Abstract

Mantle- and crustal-derived orogenic magmas provide insights into sources tapped during terrane accretion and supercontinent amalgamation. During Pangea formation volumetrically minor, but common, mafic–intermediate ‘calc-alkaline’ stocks intruded coeval granitoid plutons throughout the European Variscan. The Iberian Peninsula preserves the westernmost segment of this Upper Paleozoic orogeny that resulted from collision of Laurentia and Gondwana. Whether the widespread calc-alkaline mafic–intermediate stocks may be used as petrogenetic tectonomagmatic markers of ancient subduction zones is an important question. Early Carboniferous calc-alkaline plutonic rocks from the Ossa-Morena Zone (OMZ), a northern Gondwana continental block, have traditionally been related to subduction. However, recent studies suggest that the tectonomagmatic regime at that time was continental collision. In this context, a link is made between Early Carboniferous intraplating of ultramafic and mafic sills into the mid-crust, the IBERSEIS Reflective Body (IRB), and the Variscan magmatism in the Olivenza–Monesterio antiform of the OMZ. Here we show that the OMZ Valencia del Ventoso plutonic complex comprising alkaline, calc-alkaline, metaluminous and peraluminous compositions formed during the Visean–Bashkirian, c. 334–320Ma SHRIMP U–Pb zircon.
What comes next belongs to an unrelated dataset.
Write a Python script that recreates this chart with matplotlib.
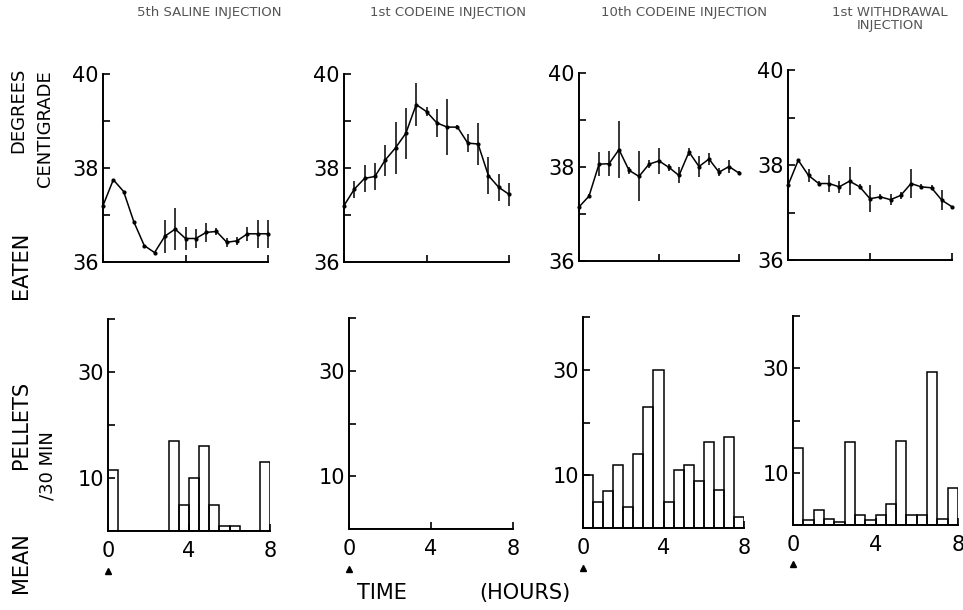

The calc-alkaline character is, apparently, a result of intra-orogenic extension-related interaction of mantle-derived alkaline mafic and crustal-derived peraluminous felsic magma during terrane accretion. The new age is some c. 15–30million years younger than previously defined and so coeval with IRB formation. All evidence points towards active subduction having ceased prior to the latest Devonian–earliest Carboniferous. Thus the younger age places the Olivenza–Monesterio antiform calc-alkaline magmatism after collision of the OMZ and the South Portuguese Zone, to the south. During Pangea formation other, comparable, Early Carboniferous extensional events have been described in adjacent terranes in northern Gondwana and Avalonia–Laurentia. Whether orogenic mafic magmatism provokes or results from crustal melting apparently depends on the process controlling, and the timing, of the mantle melting event.